Environmental Sound Classification Setup

JVass / background_sensitivity_of_CNNs

This repository will contain the assignment for the module of "Deep Learning for Audio and Music". The objective is to implement two Deep Neural Network architectures, for two different kind of tasks and try to combine those inferences. I chose to implement a U-Net for Spectrogram denoising and a DenseNet for Environmental Sound Classification.
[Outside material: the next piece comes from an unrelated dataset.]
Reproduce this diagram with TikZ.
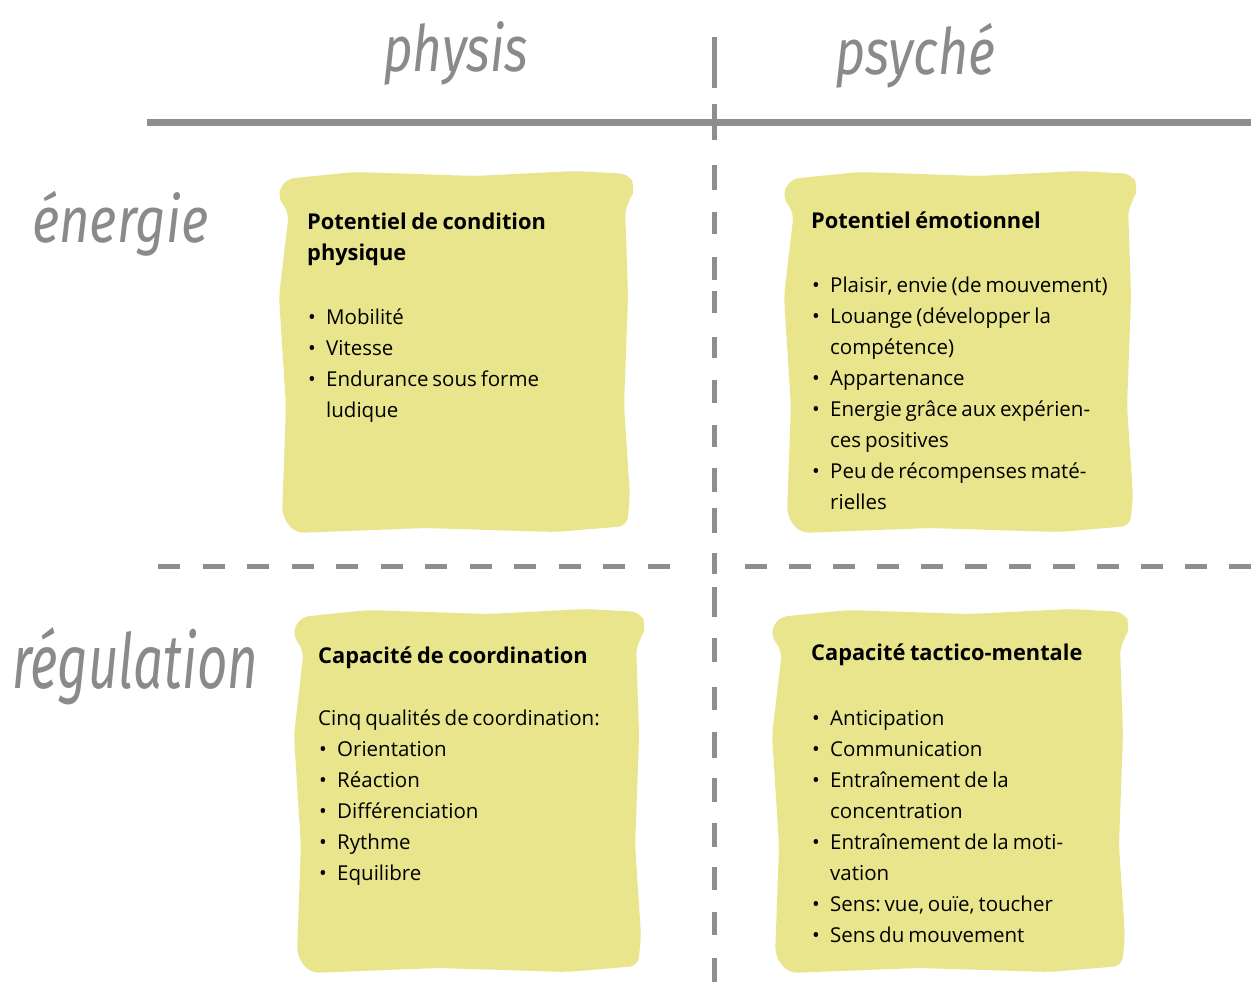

0 stars 0 forks source link

Environmental Sound Classification Setup #2

Closed JVass closed 1 year ago

JVass commented 1 year ago

This will be the second section of the assignment that is: environmental sound classification with the use of a DenseNet

[x] Pretrained DenseNet import
[x] Pretrained DenseNet subclassing and super
[x] Spectrogram generation as images, based on Palanisamy et al (for reproducabiliy reasons) and with concatenating and not MultiRes generation, and STFT
[x] Freeze layers from DenseNet
[x] Attach an MLP for 10 classes of UrbanSound8k
[x] Tensorboard setup for evaluation
[x] Training loop setup
[x] Metrics used for the classification (Accuracy, F1 Score, Top K@, Confusion Matrix)
[x] Save the model

JVass commented 1 year ago

https://pytorch.org/hub/pytorch_vision_densenet/ says input image has to be:

Normalized with mean = [0.485, 0.456, 0.406] and std = [0.229, 0.224, 0.225]
Height and Width at least 224

Palanisamy et al didn't do any of those things, where HxW for UrbanSound8k is (128,250) and not normalized.

JVass commented 1 year ago

Global params for classification will be based on Palanisamy et al: No Early Stopping (I discarded the learning rate scheduler) EPOCHS = 70 LR = 1e-4

JVass commented 1 year ago

The results are not very promising, but it is as good it will get for the assignment.